Hanson has invested £250,000 in restoring the railway siding at its plant in Ashton-in-Makerfield. It is the first-time rail freight has been run into the depot for some 10 years, and will see hundreds of lorry journeys taken off the roads each year.
Working in partnership with GB Railfreight, Hanson will run three trains a week from its quarry in Shap, Cumbria, down to its site in Ashton. It is expected that over 200,000 tonnes of material will be taken by rail each year along this new route, which saw its first service run on October 15.
Simon Day, Hanson UK’s regional general manager for the north, said:
“The investment in the site is an important part of our rail strategy. We are working to try to increase the tonnage of aggregates we transport this way across the UK. These three trains a week will take around 1,500 truck journeys off the road each year and mean that we only need to put the material onto road transport for the last 5 - 10 miles rather than the 60 – 80 miles we do now. This will reduce the distances travelled on the road by our truck fleet by around 500,000 miles per year.”

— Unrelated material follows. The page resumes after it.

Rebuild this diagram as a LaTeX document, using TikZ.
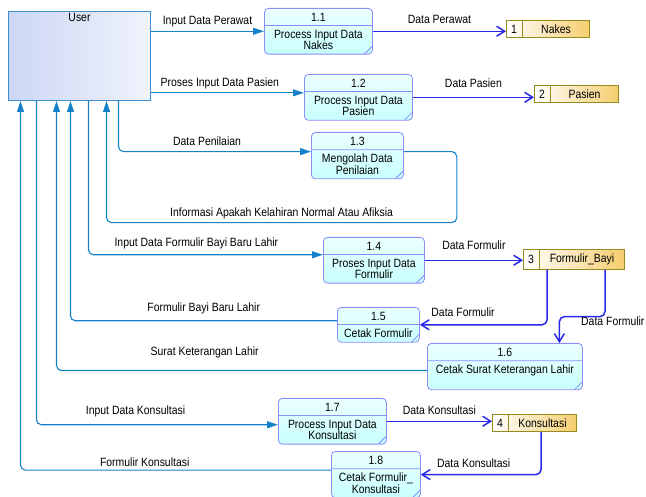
\documentclass[tikz,border=0pt]{standalone}
\usepackage{fontspec}
\setmainfont{Liberation Sans}[FakeStretch=0.87]
\usetikzlibrary{arrows.meta,calc,shapes.multipart}

\definecolor{uflowc}{RGB}{20,130,200}
\definecolor{sflowc}{RGB}{40,40,235}
\definecolor{procline}{RGB}{140,140,250}
\definecolor{procfill}{RGB}{200,255,255}
\definecolor{storeline}{RGB}{150,140,30}
\definecolor{storefill}{RGB}{245,205,110}
\definecolor{userfill}{RGB}{205,215,245}
\definecolor{userline}{RGB}{60,140,210}

\begin{document}
\begin{tikzpicture}[x=1pt,y=-1pt,font=\fontsize{12}{11.5}\selectfont]
\tikzstyle{proc}=[rectangle split,rectangle split parts=2,draw=procline,line width=0.8pt,rounded corners=4pt,top color=procfill!35!white,bottom color=procfill,align=center,anchor=north west,inner xsep=2pt,inner ysep=4pt,path picture={\draw[procline,line width=0.8pt] ([xshift=-8pt]path picture bounding box.south east) -- ([yshift=8pt]path picture bounding box.south east);}]
\tikzstyle{store}=[rectangle split,rectangle split horizontal,rectangle split parts=2,draw=storeline,line width=1pt,left color=white,right color=storefill,anchor=north west,inner xsep=4.6pt,inner ysep=4.2pt,text height=8.6pt,text depth=0pt]
\tikzstyle{uf}=[draw=uflowc,line width=1.1pt,rounded corners=5pt,-{Triangle[length=11pt,width=7pt]}]
\tikzstyle{sf}=[draw=sflowc,line width=1.5pt,rounded corners=5pt,-{Straight Barb[length=8pt,width=10pt]}]
\tikzstyle{lb}=[inner sep=1pt,text height=8.6pt,text depth=2pt]
\tikzstyle{lbl}=[lb,above=3pt]
\useasboundingbox (0,0) rectangle (646,497);

% external entity
\node[draw=userline,line width=1pt,left color=userfill,right color=userfill!30!white,minimum width=142pt,minimum height=89pt,anchor=north west,inner sep=0pt] (user) at (8,11) {};
\node[anchor=north,inner sep=2.5pt] (usrtxt) at (user.north) {User};

% processes
\node[proc,minimum width=108pt] (p11) at (264,8) {1.1\nodepart{two}Process Input Data\\Nakes};
\node[proc,minimum width=108pt] (p12) at (304,74) {1.2\nodepart{two}Process Input Data\\Pasien};
\node[proc,minimum width=92pt] (p13) at (311,132) {1.3\nodepart{two}Mengolah Data\\Penilaian};
\node[proc,minimum width=101pt] (p14) at (323,237) {1.4\nodepart{two}Proses Input Data\\Formulir};
\node[proc,minimum width=82pt] (p15) at (337,307) {1.5\nodepart{two}Cetak Formulir};
\node[proc,minimum width=155pt] (p16) at (427,343) {1.6\nodepart{two}Cetak Surat Keterangan Lahir\\\mbox{}};
\node[proc,minimum width=108pt] (p17) at (278,398) {1.7\nodepart{two}Process Input Data\\Konsultasi};
\node[proc,minimum width=89pt] (p18) at (331,451) {1.8\nodepart{two}Cetak Formulir\_\\Konsultasi};

% data stores
\node[store] (nakes) at (506,20) {1\nodepart{two}\makebox[57.8pt]{Nakes}};
\node[store] (pasien) at (534,85) {2\nodepart{two}\makebox[58.8pt]{Pasien}};
\node[store] (fbayi) at (523,249) {3\nodepart{two}\makebox[75.8pt]{Formulir\_Bayi}};
\node[store] (kons) at (492,414) {4\nodepart{two}\makebox[58.8pt]{Konsultasi}};

% flows with the user
\coordinate (c12) at ([yshift=4.5pt]p12.west);
\draw[uf] (user.east |- p11.west) -- node[lbl]{Input Data Perawat} (p11.west);
\draw[uf] (user.east |- c12) -- node[lbl,pos=0.45]{Proses Input Data Pasien} (c12);
\draw[uf] ([xshift=39pt]user.south) |- node[lbl,pos=0.73]{Data Penilaian} ([yshift=4pt]p13.west);
\draw[uf] ([yshift=4pt]p13.east) -- ++(53,0) -- ++(0,71) -| node[lbl,pos=0.25]{Informasi Apakah Kelahiran Normal Atau Afiksia} ([xshift=27pt]user.south);
\draw[uf] ([xshift=9pt]user.south) |- node[lbl,pos=0.73,above=2pt]{Input Data Formulir Bayi Baru Lahir} ([yshift=5.5pt]p14.west);
\draw[uf] ([yshift=4pt]p15.west) -| node[lbl,pos=0.25,above=3pt]{Formulir Bayi Baru Lahir} ([xshift=-9pt]user.south);
\draw[uf] ([yshift=-4pt]p16.west) -| node[lbl,pos=0.3,above=8pt]{Surat Keterangan Lahir} ([xshift=-23pt]user.south);
\draw[uf] ([xshift=-43pt]user.south) |- node[lbl,pos=0.705,above=4pt]{Input Data Konsultasi} ([yshift=-3.5pt]p17.west);
\draw[uf] ([yshift=4.5pt]p18.west) -| node[lbl,pos=0.3,above=-3pt]{Formulir Konsultasi} ([xshift=-59pt]user.south);

% flows with the data stores
\draw[sf] (p11.east) -- node[lbl,above=1.5pt]{Data Perawat} (p11.east -| nakes.west);
\draw[sf] (p12.east) -- node[lbl,above=3pt]{Data Pasien} (p12.east -| pasien.west);
\draw[sf] (p14.east) -- node[lbl,above=4pt]{Data Formulir} (p14.east -| fbayi.west);
\draw[sf] ([xshift=24pt]fbayi.south west) |- node[lbl,pos=0.83,above=2pt]{Data Formulir} (p15.east);
\draw[sf] ([xshift=82pt]fbayi.south west) -- ++(0,47) -| ([xshift=54.5pt]p16.north);
\node[lb,anchor=west] (lf16) at (580,322) {Data Formulir};
\draw[sf] (p17.east) -- node[lbl]{Data Konsultasi} (p17.east -| kons.west);
\draw[sf] ([xshift=49pt]kons.south west) |- node[lbl,pos=0.78]{Data Konsultasi} (p18.east);
\end{tikzpicture}
\end{document}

GB Railfreight’s managing director, John Smith, said:
“We are delighted to be partnering with Hanson on this new service, which will be using one of GB Railfreight’s recently purchased class 60 locomotives.
“This partnership is further demonstration of the role freight can play in taking trucks off the road and reducing emissions.”
The material will be used by the company’s asphalt and concrete plants as well as supplying the construction market in the north west of England.
As well as refurbishing the rail track serving the site, money is being spent on upgrading the depot including the installation of a new weighbridge and office facilities.